Getty ImagesWell, MetLife finally did it. The mega-insurer announced that it would buy back $1 billion shares. Wells Fargo’s John Hall calls MetLife’s buyback a “good first step.” He explains why:
We view MetLife’s resumption of share buyback as a good first step toward a more comprehensive return of capital to shareholders. As it stands, $1 billion of repurchases will serve to offset the $1 billion of equity that MetLife is slated to issue in conjunction with the conversion of equity units in the fall associated with the acquisition of Alico. In our view, MetLife’s build of capital over 2013, 2014, and 2015 can well support more than $1 billion of share repurchase, which is bolstered by the company’s low relative leverage position.

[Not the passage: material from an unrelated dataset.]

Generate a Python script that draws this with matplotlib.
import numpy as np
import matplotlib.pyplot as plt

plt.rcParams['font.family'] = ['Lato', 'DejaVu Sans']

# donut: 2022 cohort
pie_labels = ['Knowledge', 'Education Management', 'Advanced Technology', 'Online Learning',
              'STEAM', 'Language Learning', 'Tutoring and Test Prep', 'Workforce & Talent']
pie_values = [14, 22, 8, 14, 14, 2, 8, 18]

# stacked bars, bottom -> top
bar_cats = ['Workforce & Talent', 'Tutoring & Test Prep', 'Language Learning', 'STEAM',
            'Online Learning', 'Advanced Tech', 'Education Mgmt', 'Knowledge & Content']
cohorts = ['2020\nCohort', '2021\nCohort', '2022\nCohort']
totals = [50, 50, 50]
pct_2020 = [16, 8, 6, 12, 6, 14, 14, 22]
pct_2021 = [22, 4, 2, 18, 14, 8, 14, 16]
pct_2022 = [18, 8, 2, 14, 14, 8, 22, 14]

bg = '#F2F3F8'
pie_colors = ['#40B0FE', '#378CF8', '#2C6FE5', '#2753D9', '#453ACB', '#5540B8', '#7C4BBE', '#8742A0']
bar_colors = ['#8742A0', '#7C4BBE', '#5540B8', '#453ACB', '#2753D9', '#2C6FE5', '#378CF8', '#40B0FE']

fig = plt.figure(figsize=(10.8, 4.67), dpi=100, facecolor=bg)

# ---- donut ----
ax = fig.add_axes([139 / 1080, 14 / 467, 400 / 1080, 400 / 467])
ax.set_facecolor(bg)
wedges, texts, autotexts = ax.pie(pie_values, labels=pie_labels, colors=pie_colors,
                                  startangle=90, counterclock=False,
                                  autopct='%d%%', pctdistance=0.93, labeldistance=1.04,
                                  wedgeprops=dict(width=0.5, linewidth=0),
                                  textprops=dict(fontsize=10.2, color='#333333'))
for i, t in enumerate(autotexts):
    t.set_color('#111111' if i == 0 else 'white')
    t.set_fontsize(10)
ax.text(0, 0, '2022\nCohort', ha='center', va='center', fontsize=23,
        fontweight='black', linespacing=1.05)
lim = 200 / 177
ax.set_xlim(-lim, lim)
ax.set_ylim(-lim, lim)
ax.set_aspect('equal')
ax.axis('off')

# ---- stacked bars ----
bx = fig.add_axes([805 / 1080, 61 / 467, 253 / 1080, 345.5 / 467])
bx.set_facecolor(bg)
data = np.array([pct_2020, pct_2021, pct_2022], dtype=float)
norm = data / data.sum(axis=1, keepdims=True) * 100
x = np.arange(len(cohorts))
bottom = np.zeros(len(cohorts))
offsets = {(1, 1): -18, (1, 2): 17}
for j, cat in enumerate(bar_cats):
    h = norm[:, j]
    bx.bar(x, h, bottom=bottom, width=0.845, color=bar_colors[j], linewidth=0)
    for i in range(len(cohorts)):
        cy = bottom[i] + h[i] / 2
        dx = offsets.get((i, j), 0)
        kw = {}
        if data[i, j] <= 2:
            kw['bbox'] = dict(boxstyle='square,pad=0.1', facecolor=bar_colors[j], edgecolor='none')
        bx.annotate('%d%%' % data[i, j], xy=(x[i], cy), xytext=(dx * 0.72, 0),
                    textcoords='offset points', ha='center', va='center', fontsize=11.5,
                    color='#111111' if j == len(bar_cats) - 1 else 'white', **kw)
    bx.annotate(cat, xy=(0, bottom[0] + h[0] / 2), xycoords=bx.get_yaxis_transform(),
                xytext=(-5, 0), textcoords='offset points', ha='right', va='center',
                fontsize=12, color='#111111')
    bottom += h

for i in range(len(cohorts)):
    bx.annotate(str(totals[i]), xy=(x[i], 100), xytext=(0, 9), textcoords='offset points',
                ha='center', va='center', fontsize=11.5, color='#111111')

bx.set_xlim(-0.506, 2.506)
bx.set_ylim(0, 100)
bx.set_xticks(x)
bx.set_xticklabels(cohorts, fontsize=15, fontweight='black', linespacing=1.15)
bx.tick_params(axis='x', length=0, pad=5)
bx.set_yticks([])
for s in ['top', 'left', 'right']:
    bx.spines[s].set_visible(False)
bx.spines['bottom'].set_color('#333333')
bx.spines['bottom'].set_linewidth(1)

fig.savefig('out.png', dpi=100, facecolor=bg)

Deutsche Bank’s Yaron Kinar and Sam Desai expect MetLife to complete the share repurchase by the end of the year:
While management has not indicated that the program would be exhausted this year, we expect it to be, noting that it offsets a $1 billion equity unit conversion in October. We believe that Street estimates do not reflect buybacks in 2014. 2015 Consensus EPS should increase by about 10 cents to reflect the buyback, which amounts to about 1.5% of shares outstanding. This would close the gap to our $6.25 EPS estimate for 2015.
Shares of MetLife have gained 0.6% to $54.96 at 2:35 p.m., while American international Group has dropped 0.3% to $54.93.